Sul web si trovano video dimostrativi e veri e propri corsi di musica. Su wikivideo.it un videocorso di 23 lezioni insegna a suonare la chitarra. Oltre 10.000 studenti hanno studiato invece su danmansmusic.com, un sito che offre gratuitamente video-lezioni di chitarra, armonica, batteria o piano, oltre a migliaia di spartiti e lezioni teoriche. Su method-behind-the-music.com o su cyberspacers.com ci si può esercitare al piano usando la tastiera del pc. Su buckle.com o su virtualdrumming.it si può suonare la batteria.

Garage Band è il nuovo programma di Apple che insegna a suonare il piano o la chitarra direttamente su Mac. Il funzionamento è piuttosto semplice. Collegando una tastiera musicale usb al Mac, si ha accesso al software di oltre 100 strumenti: pianoforti, corde, percussioni, chitarre, corni.... Si crea una traccia, si scegli lo strumento e si suona.

Nel 2007 e nel 2008 Guitar Hero è stato il gioco musicale più venduto (22 milioni di copie nel mondo). Anche Rock Band ha avuto un ottimo successo. Scopo del gioco era quello di creare un vero e proprio complesso musicale tramite un controller a forma di chitarra (riproduzione della Fender Stratocaster), una batteria elettronica ed un microfono. In risposta al successo di questi giochi, Nintendo ha lanciato Wii Music: con il telecomando Wii, che si trasforma in più di 60 strumenti, si può imparare a suonare in modo intuitivo una cinquantina di tracce.
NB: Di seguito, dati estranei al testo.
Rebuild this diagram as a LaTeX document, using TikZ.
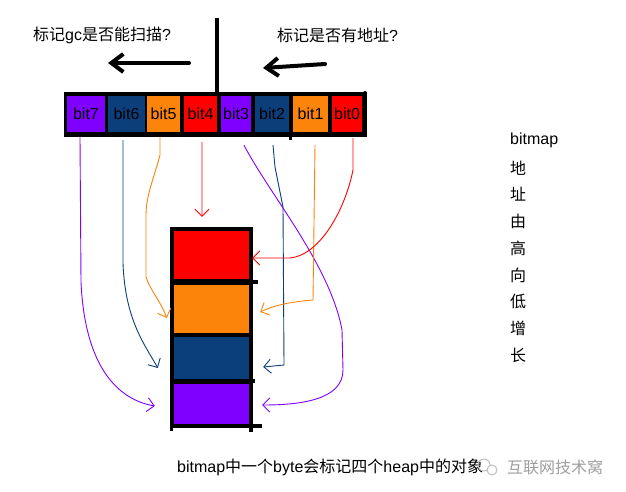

«La tecnologia permette di sostituire i musicisti con le macchine con grande gioia dei gestori delle balere, soddisfattissimi di fronte a cachet notevolmente più bassi rispetto al passato: il risultato artistico però è impersonale, tristissimo; tutti ormai suonano allo stesso modo, c’ è un grigiore sconfortante» (Mirko Casadei).

«La mia storia di pianista è totalmente atipica. Non sono stato un bambino prodigio. Non sono ebreo. Non sono dell’Est europeo. I miei genitori non erano musicisti. Ho una buona memoria, ma non fenomenale. Non sono un buon lettore a prima vista. In verità, credetemi, io non riesco proprio a spiegare come ce l’ho fatta» (Alfred Brendel, pianista).

«La musica ci rende più buoni» (Giovanni Berlinguer, presidente del Comitato per l’ Apprendimento Musicale ed ex ministro).